Et puis, il y a la révolution à faire dans nos équipements. Sans doute serait-il plus souple et plus économique que chaque armée s’occupe des équipements qui lui sont propres, avec un budget d’investissement spécifique, en laissant à la DGA la gestion de programmes communs. Il faut faire exploser les normes et contraintes, les soldats réguliers meurent autant que ceux du Commandement des opérations spéciales qui bénéficient de dérogations. On n’est pas obligé d’attendre neuf ans, entre la décision et l’achat sur étagère, pour remplacer un fusil d’assaut. Il faut sortir de l’artisanat de luxe pour retrouver un centre de gravité coût-efficacité, c’est-à-dire sophistication-masse, plus rationnel que l’achat de missiles antichars 17 fois plus chers que ceux qu’ils remplacent. Sur notre incapacité à produire des drones armés qui ne soient pas aussi chers et complexes que des avions de chasse. On n’a visiblement fait aucun retour d’expérience de la guerre en Ukraine pour cette LPM, sinon on aurait découvert que c’est le rétrofit qui a permis aux deux adversaires de combattre à cette échelle et à cette durée.
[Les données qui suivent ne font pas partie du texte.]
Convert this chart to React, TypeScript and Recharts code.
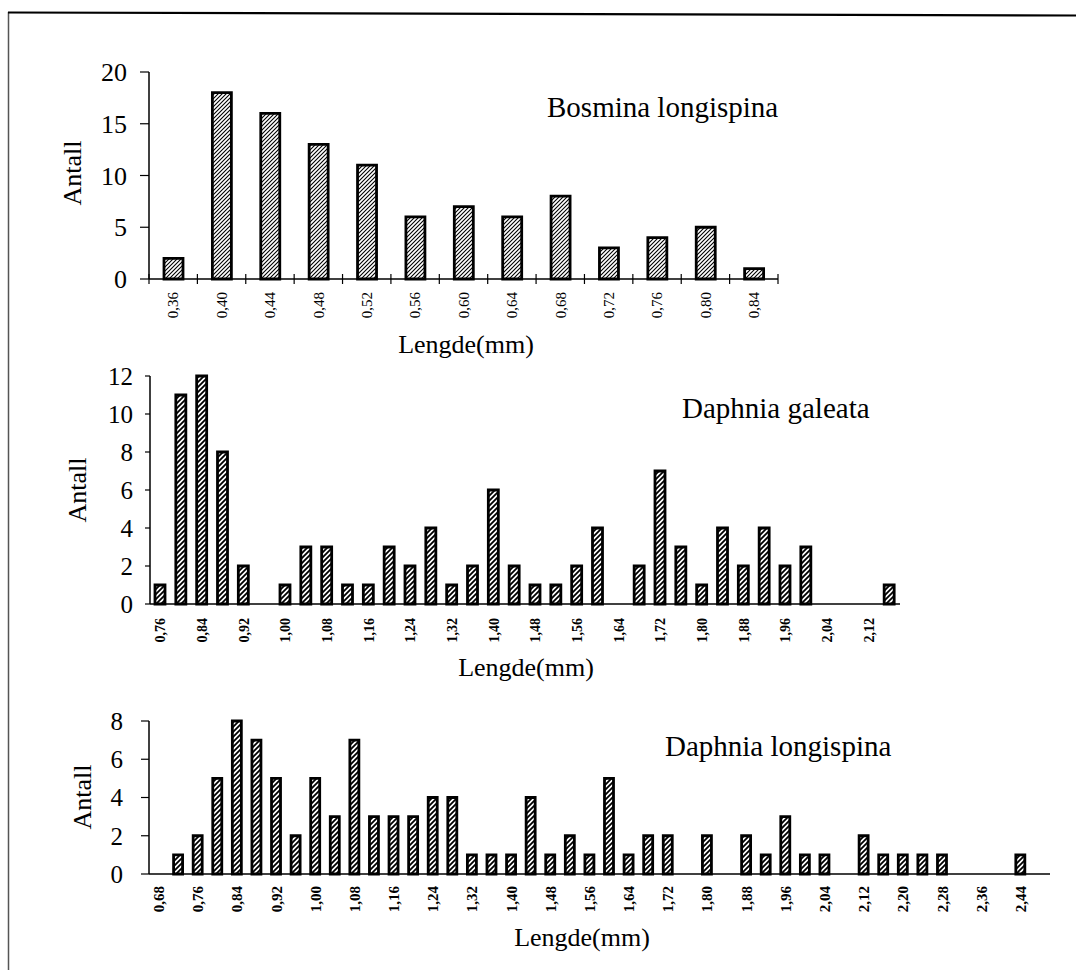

Peut-être qu’un jour à apprendra aussi à en faire. Il parait qu’on se penche enfin sérieusement sur toutes ces questions, c’est la meilleure nouvelle du moment.
En résumé, une
armée n’est pas qu’une accumulation de programmes d’équipements, mais un
ensemble de forces destinées à faire face aux scénarios d’emploi les plus
probables et/ou les plus graves pour la France. Le plus probable, c’est la
confrontation sous le seuil de la guerre ouverte et nous n’y sommes pas
préparés correctement, oubliant les leçons du passé et ne constituant même pas
les stocks et réserves pour remonter en puissance très vite ou aider
militairement à grande échelle un pays allié. Le plus grave, c’est la guerre à
haute intensité contre un État, et là nous sommes encore moins prêts.